With much thought, I have decided to cease my membership on HHC's forums. I've been very blessed to get to know many of you, there are some absolutely wonderful people on this website, and I have learned from many as well. However, between my continued health problems (when you're very sick, you become most shorter with others-- I can no longer sugarcoat things as well as I could, and I have much less patience with certain behaviors than I used to), and the drama that seems to plague these boards, I have opted to avoid the unnecessary stress. I've been considerably less active (I've been more of a "lurker" these past few months :lol: ) recently, thinking maybe if I scaled back, I'd still be able to participate here, but I have developed a few personal issues with a few of the members here (I'm sure unintentional on their part, I don't think anyone here means ill to anyone else!) and it's compromised my ability to play nicely.

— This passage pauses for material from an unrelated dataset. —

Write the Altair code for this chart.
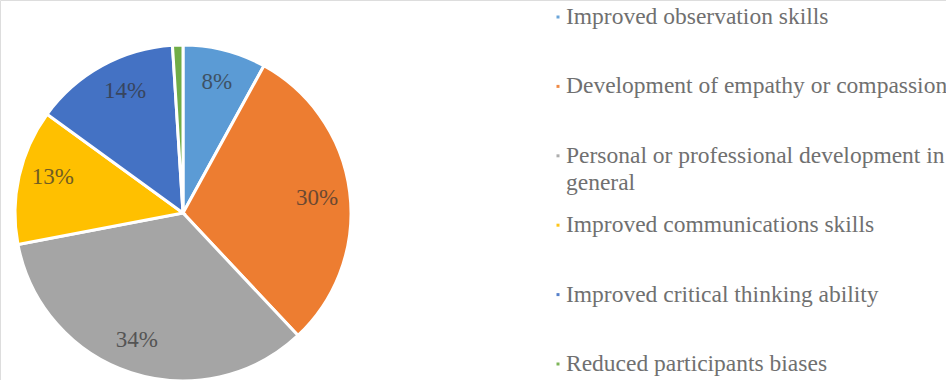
import altair as alt
import pandas as pd

categories = [
    "Improved observation skills",
    "Development of empathy or compassion",
    "Personal or professional development in general",
    "Improved communications skills",
    "Improved critical thinking ability",
    "Reduced participants biases",
]
legend_text = [
    "Improved observation skills",
    "Development of empathy or compassion",
    "Personal or professional development in\ngeneral",
    "Improved communications skills",
    "Improved critical thinking ability",
    "Reduced participants biases",
]
values = [8, 30, 34, 13, 14, 1]
labels = ["8%", "30%", "34%", "13%", "14%", "1%"]
colors = ["#5B9BD5", "#ED7D31", "#A5A5A5", "#FFC000", "#4472C4", "#70AD47"]

df = pd.DataFrame({
    "cat": categories,
    "legend": legend_text,
    "value": values,
    "label": labels,
    "order": list(range(len(categories))),
})

CX, CY, R = 183, 213, 168
SERIF = "Liberation Serif"

color = alt.Color("cat:N", scale=alt.Scale(domain=categories, range=colors), legend=None)
theta = alt.Theta("value:Q", stack=True, scale=alt.Scale(range=[0, 6.2832]))
order = alt.Order("order:Q")

base = alt.Chart(df)

arcs = base.mark_arc(radius=R, stroke="white", strokeWidth=3).encode(
    theta=theta, color=color, order=order,
    x=alt.value(CX), y=alt.value(CY),
)

labels_in = base.transform_filter("datum.value >= 5").mark_text(
    radius=135, font=SERIF, fontSize=23, color="#333333", opacity=0.7
).encode(
    theta=theta, text="label:N", order=order,
    x=alt.value(CX), y=alt.value(CY),
)

labels_out = base.transform_filter("datum.value < 5").mark_text(
    radius=186, font=SERIF, fontSize=23, color="#595959", opacity=0.8
).encode(
    theta=theta, text="label:N", order=order,
    x=alt.value(CX), y=alt.value(CY),
)

ypos = alt.Y("cat:N", sort=categories, axis=None,
             scale=alt.Scale(type="point", domain=categories, range=[17, 364], padding=0))

bullets = base.mark_square(size=9, opacity=0.9).encode(
    x=alt.value(558), y=ypos, color=color,
)

legend_labels = base.mark_text(
    align="left", baseline="alphabetic", dy=7, lineBreak="\n", lineHeight=27,
    font=SERIF, fontSize=23.5, color="#707070",
).encode(
    x=alt.value(566), y=ypos, text="legend:N",
)

chart = alt.layer(arcs, labels_in, labels_out, bullets, legend_labels).resolve_scale(
    theta="independent"
).properties(
    width=946, height=380, padding=0, autosize=alt.AutoSizeParams(type="none")
).configure_view(stroke=None).configure(background="white")

chart.save("out.html", embed_options={"renderer": "svg", "actions": False})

I have enjoyed so many of our interactions, and I love the support that is, for the most part, offered here. I have become a better owner and breeder through many of the hours I've spent on this page. Eriza, Pindsvin, Zumi, Igel, Izzy, Pigwidgeon, Kita, and I all bid you a fond adeu, and wish you all much luck and happiness in your endeavors. 

Sincerely,
DasIgelPoggie


----------



## shawnwk1 (Jul 8, 2011)

sorry to hear you feel that way and to see you go, but if it's what you feel you must do then good luck to you and all your little ones


----------



## Rainy (Jul 27, 2011)

Oh, I'm so sorry to hear that. We didn't really get to know each other, but I do wish you well with all your health issues and much happiness.


----------



## TeddysMommy (Apr 24, 2011)

DasIgelPoggie, We will miss you dearly! But we all have to do what we have to do  I wish you much luck with your babies, and I've just realized that your named your new pog Zumi  Nice choice 

Give each of your hedgies a little extra hug for me 

Best Wishes to you!


----------



## tie-dye hedgie (Dec 19, 2009)

I'm sorry to hear you are leaving. I hope your health soon improves and wish you and your hedgies much happiness.


----------



## PJM (May 7, 2010)

I'm sorry to see you go. I hope that we will see you again in the future. You have a lot to offer. I hope you get to feeling better & wish for nothing but good for you & your babies.


----------



## hanhan27 (May 12, 2011)

I, too, am sad to see you and your crew go.  You will be missed!


----------



## shetland (Sep 2, 2008)

We all have times in our lives when we need to step back and when we need to step forward. Only you know when it is best to do either.


----------



## Hedgieonboard (Nov 15, 2009)

So sorry to hear about your health problems and hope that you feel better. I enjoyed you being here and will miss hearing from you. Hopefully at sometime you may return. Good luck on all your endeavors.


----------